HELP: Fitting 3 Hours onto DVD-9

Posted by dvgtft2008 
HELP: Fitting 3 Hours onto DVD-9
June 13, 2010 02:19PM
Hello,

I am creating a 2-DVD set of a 13-episode television series. Each episode is (almost exactly) 30 minutes long. I'm trying to put 6 episodes on one DVD-9 and 7 on the second DVD, and it's just not working. I thought I'd ask for some guidance.

Each episode is shot and edited in HDV on FCP. My compression process is what Ken Stone recommends here: [www.kenstone.net]

I've generally had success using this process, with little loss in quality. But this is the first time I've tried to fit more than 3 episodes onto a DVD.

First, I used the Compressor Presets for DVD Best Quality 150 minutes. The video ended up looking horrible. Even the slightest facial movements got all pixellated.

The second time, I used the DVD Best Quality 90 minutes preset, which I have used before and which usually end up looking great. But 6 episodes compressed at this rate just won't fit. It's about .3 MB over the available space on the disk.

Right now, I've got 6 MPEG-2s at 1.28 GB a piece (one is 1.18). Six AC3s that vary in size from 38.52 MB to 41.73 MB. My first play warning is only 130 KB and my DVD menus are small, only about 120 KB. Each episode has English subtitles, but as I understand it, these don't take up much space.

The thing that gets me is, I have a 2-DVD set in front of my--Samantha Brown's Passport to Great Weekends. There are nine 21-minute episodes on each disk!!

I know that lowering the bit rate is key. I also know that having multiple audio streams in these projects creates larger files. Many of these episodes have multiple audio streams, for music, sound effects, voice overs, ambient sound, etc. (All files used are AIFFs.) So I know this is an issue. However, when I look at the file sizes of the two different compression sessions, it seems that only the video files were lowered significantly. The audio files are relatively the same.

Is it possible to lower the bit rate on the AUDIO files, but to keep the video files as good as possible?

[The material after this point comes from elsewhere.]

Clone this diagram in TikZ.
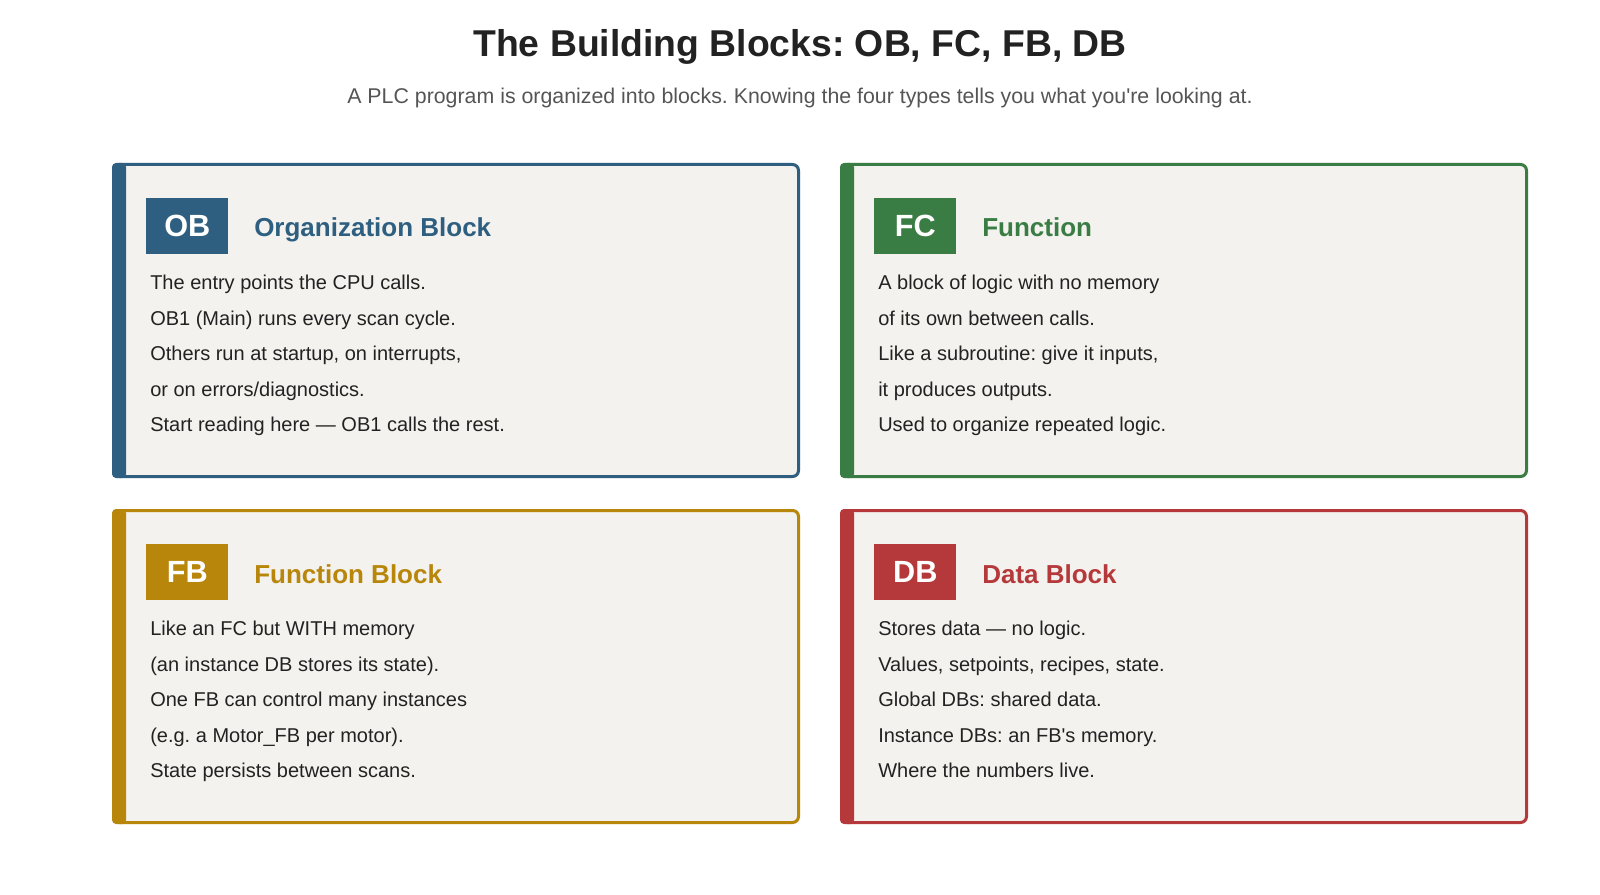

Is there something else I'm overlooking or that I might consider? Any guidance would be very appreciated. Thanks!
Re: HELP: Fitting 3 Hours onto DVD-9
June 13, 2010 04:13PM
So - you're using Compressor, and you are using the preset settings, right? When you use the 90 minute setting you are minutely over the limit... why not 'tweak' the settings manually to reduce the max bitrate in use to something very slightly less. You'll save the .3Mb in no time.

You say you are using AC3 for the audio with your 6 MPEGs but later you say you have got AIFFs. If you have indeed got AIFFs then you should convert these to AC3 as they will be about ten times smaller, and will use far less bandwidth when played back, but sound identical to the AIFF version.

DVDSP will not do anything with AIFF files to reduce their size as AIFF (or any PCM based audio) is 'legal' on a DVD and thus DVDSP interprets it as not needing anything done. Apart from that, DVDSP itself doesn't include a Dolby Digital compression engine (but does include the QuickTime encoder). You'll have to deal with the audio when in Compressor.

If this is really just .3Mb over the limit then recovering that kind of space is pretty trivial when you convert your audio to AC3. Even if you tweak the video, it's a tiny amount to save.

Did you mean .3Gb? In which case it is slightly harder, but by converting AIFF to AC3 you'll find that much fairly quickly, too.

--

lafcpug mod
Re: HELP: Fitting 3 Hours onto DVD-9
June 13, 2010 07:33PM
Thanks, Hal. Good idea. I ended up doing this after I posted. I'll see if it works, both with quality and size. The video files are a tad smaller.

I meant the files were AIFFs in the FCP projects. I have read that other types of sound files can also cause size issues. Sorry to confuse.

Thank you!
Re: HELP: Fitting 3 Hours onto DVD-9
June 14, 2010 02:07PM
AC3 has never caused any issues for me in over seven years of compressing and authoring for DVD. I always convert my audio to AC3. I will also keep an aiff file just in case I need to tweak levels or make other adjustments.

In Compressor set dialog normalization to -31dBFS(audio tab) and in Preprocessing change Compression preset to none.